校長室より

【校長室】読書のススメ(1学年POP展示)

 四季折々の気候の変化や、祭りやイベントなどの季節に応じた様々な活動を楽しむことができることが我が国の大きな魅力であることは、皆さんも感じていることと思います。

 しかし今年は、観測史上最も暑い夏と言われ、本来快適で過ごしやすく最も行楽に向いているとされる「秋」が訪れたと思ったら、アッという間に気温が下がり、冬の訪れを感じずにはいられない状況となり、日本の大切な魅力が無くなってしまうのではという危機感を感じました。

 本来「秋」は何をするのにも適切な時期であることから、「食欲の秋」「スポーツの秋」「味覚の秋」「芸術の秋」などと言われますが、こと学問的に考えると「読書の秋」も見過ごせないワードの一つです。こうした気候の良い時期に、時間を確保して、じっくりと読書に耽るのも、我が国ならではの文化なのではないでしょうか。

 近年デジタル書籍が普及し、紙の本を手にする機会が急激に減少する中、本校1年生は、紙を媒体とした現代の文学作品と向き合い、「本」を読むことから得られる学びを大切にし、読書への志向を高めるために、夏季休業中に1冊の文庫本を読み、自分が感じたその本の魅力を他者に伝えるための「POP」の制作に挑戦しました。

 「POP」とは「Point of purchase advertising」を略したもので、「ポップ」あるいは「ピーオーピー」と呼ばれ、紙や布、ボードなどに名称や価格、セールスポイントや説明文などを記して陳列された品物の魅力を伝えるもので、私たちも、日常生活で立ち寄るスーパーや飲食店などで良く目にする広報媒体のことを示します。

 POPは、単に品物の情報を伝えるのではなく、いかに消費者や利用者の目を引き、その品物への興味を掻き立てられるかを目的とするもので、品物の魅力を端的かつインパクトのある表現で伝え、購買意欲や利用意欲を高める効果が求められます。

 生徒たちは、それぞれ興味のある本を1冊選び、じっくりとその内容を鑑賞したのちに、どんなPOPを作れば自分が感じたその本の魅力を他の生徒と共有し手に取ってもらえるのかを工夫し、A5版という限られた紙面に表現しました。

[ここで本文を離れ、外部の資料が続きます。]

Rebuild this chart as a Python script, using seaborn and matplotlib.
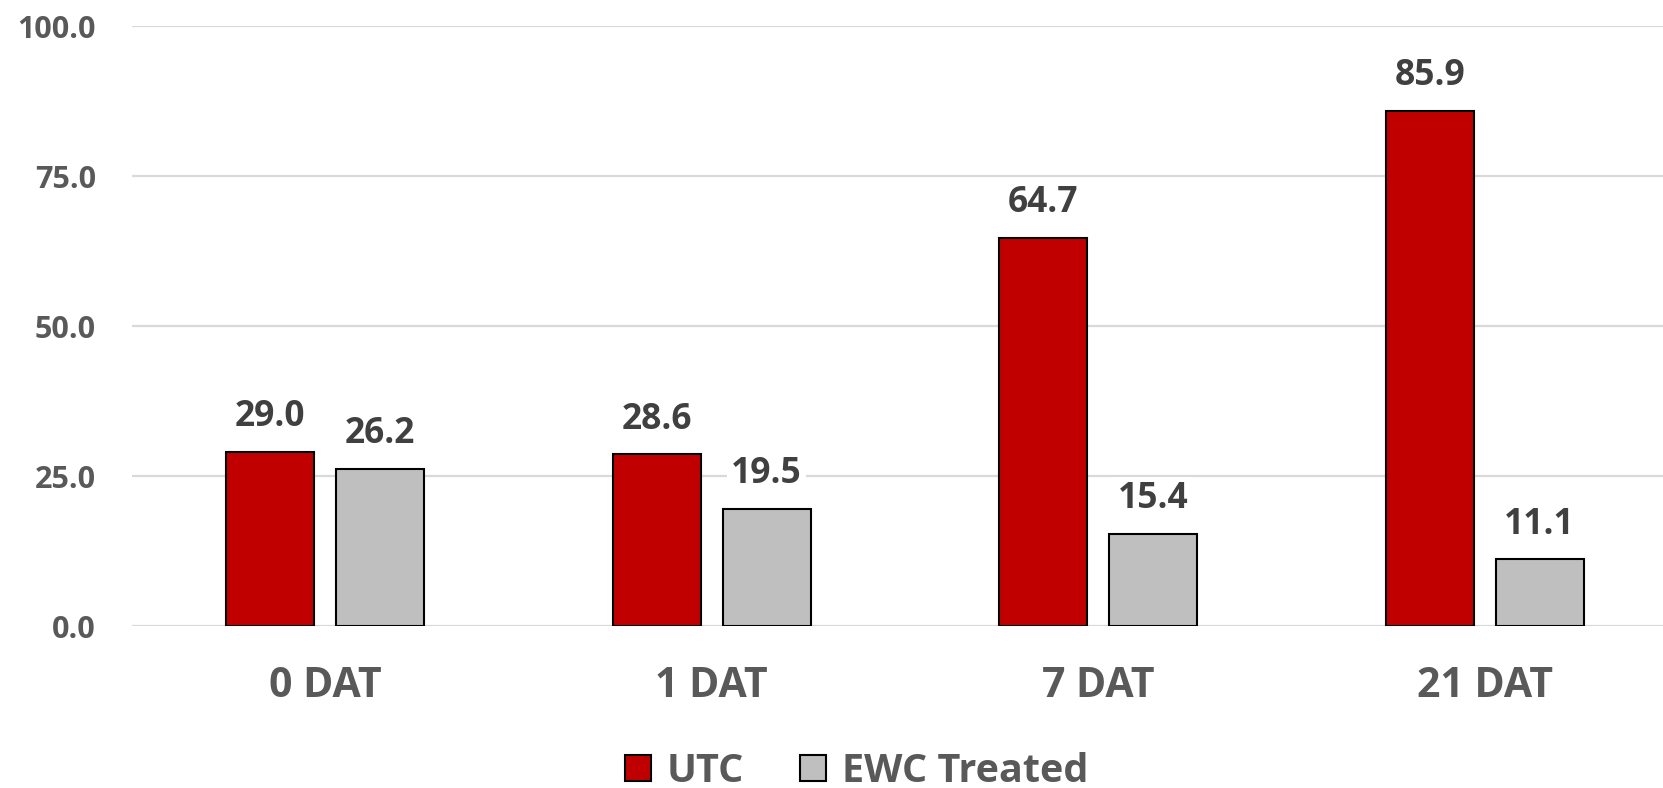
import matplotlib
matplotlib.use("Agg")
import matplotlib.pyplot as plt
import seaborn as sns
import pandas as pd
from matplotlib.patches import Patch

categories = ["0 DAT", "1 DAT", "7 DAT", "21 DAT"]
series_names = ["UTC", "EWC Treated"]
utc_values = [29.0, 28.6, 64.7, 85.9]
ewc_values = [26.2, 19.5, 15.4, 11.1]
y_ticks = [0, 25, 50, 75, 100]

colors = {"UTC": "#C00000", "EWC Treated": "#BFBFBF"}

df = pd.DataFrame({
    "period": categories * 2,
    "series": [series_names[0]] * len(categories) + [series_names[1]] * len(categories),
    "value": utc_values + ewc_values,
})

sns.set_theme(style="white")
plt.rcParams["font.family"] = ["Open Sans", "DejaVu Sans"]
plt.rcParams["font.weight"] = "bold"

W, H = 1663, 788
fig = plt.figure(figsize=(W / 100, H / 100), dpi=100)
left, bottom, top = 132 / W, 162 / H, (H - 26) / H
ax = fig.add_axes([left, bottom, 1 - left, top - bottom])

sns.barplot(data=df, x="period", y="value", hue="series", order=categories,
            hue_order=series_names, palette=colors, saturation=1,
            width=0.569, gap=0.2, edgecolor="black", linewidth=1.5,
            legend=False, ax=ax, errorbar=None)

ax.set_ylim(0, 100)
ax.set_xlim(-0.5, 3.5 - 15 / 386.5)
ax.set_yticks(y_ticks)
ax.set_yticklabels([f"{t:.1f}" for t in y_ticks])
ax.yaxis.grid(True, color="#D9D9D9", linewidth=1.6)
ax.set_axisbelow(True)
for s in ax.spines.values():
    s.set_visible(False)
ax.set_xlabel("")
ax.set_ylabel("")
ax.tick_params(axis="y", length=0, pad=26, labelsize=22, labelcolor="#595959")
ax.tick_params(axis="x", length=0, pad=29, labelsize=29.5, labelcolor="#595959")
for lab in ax.get_xticklabels() + ax.get_yticklabels():
    lab.set_fontweight("bold")

for cont in ax.containers:
    ax.bar_label(cont, fmt="%.1f", padding=12, fontsize=25.5, fontweight="bold",
                 color="#404040",
                 bbox=dict(facecolor="white", edgecolor="none", pad=3))

handles = [Patch(facecolor=colors[n], edgecolor="black", linewidth=1.5, label=n)
           for n in series_names]
fig.legend(handles=handles, loc="center", bbox_to_anchor=(0.515, 0.021),
           ncol=2, frameon=False, handlelength=0.66, handleheight=0.66,
           handletextpad=0.4, columnspacing=1.4, labelcolor="#595959",
           prop={"family": ["Open Sans", "DejaVu Sans"], "weight": "bold", "size": 28.5})

fig.savefig("out.png", dpi=100)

 それぞれが作成したPOPは、9月にクラス内で生徒同士による予備審査が行われ、その後、優秀な作品が生徒昇降口の掲示板に展示され、1学年の生徒全員の投票による最終審査が行われました。

 展示された作品は、どれも丁寧に描かれ、それぞれに個性があり、同じ本をテーマとしたPOPでも全く違う雰囲気の作品に仕上がっていました。また、色遣いや挿絵の構図、フォントの形状や大きさなどに拘りがあり、個性的なインパクトを放つとともに上手にその本の魅力をアピールするものばかりで、私自身も「この本はどんな本なんだろう」と興味を掻き立てられました。

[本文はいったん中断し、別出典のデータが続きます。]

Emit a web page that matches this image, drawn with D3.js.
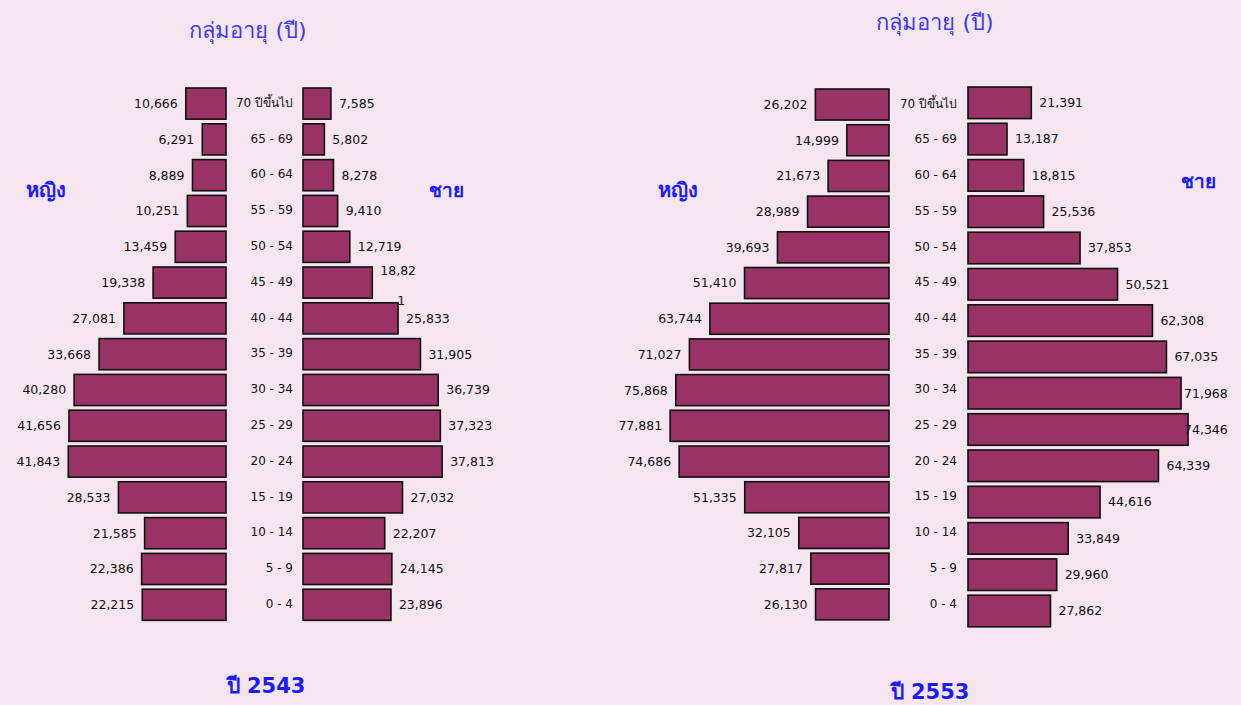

 10月中旬には審査結果がまとまり、最優秀賞に「姜尚中と読む夏目漱石(姜尚中)」のPOPを作成した1年1組の久保田絢香さん、優秀賞には「女の子はどう生きるか、教えて上野先生!(上野千鶴子)」のPOPを作成した1年1組の阿部莉音さん、学年主任賞には「『お客様』がやかましい(森真一)」のPOPを作成した1年2組の島崎実穂さんが選ばれました。また、私が最も興味を惹かれた作品として1年7組の柴良枝さんの作品「その情報、本当ですか?(塚田祐之)」に校長賞を贈りました。

 生徒たちが作成したPOPは、現在それぞれのテーマとなった本とともに図書室に展示されています。2学期末までの展示期間となっていますので、1年生だけでなく上級生を含めた多くの生徒たちに見に行ってほしいと思います。

 また、こうしたPOPの作成や、展示作品の見学をきっかけに29,900冊の蔵書を誇る図書室に足を運び、自分の趣味や趣向にあった本を探してみてはいかがでしょうか?

 もしかしたら、偶然手に取った1冊には、皆さんのこの先の人生に大きく影響するような刺激的なことが書かれているかもしれません。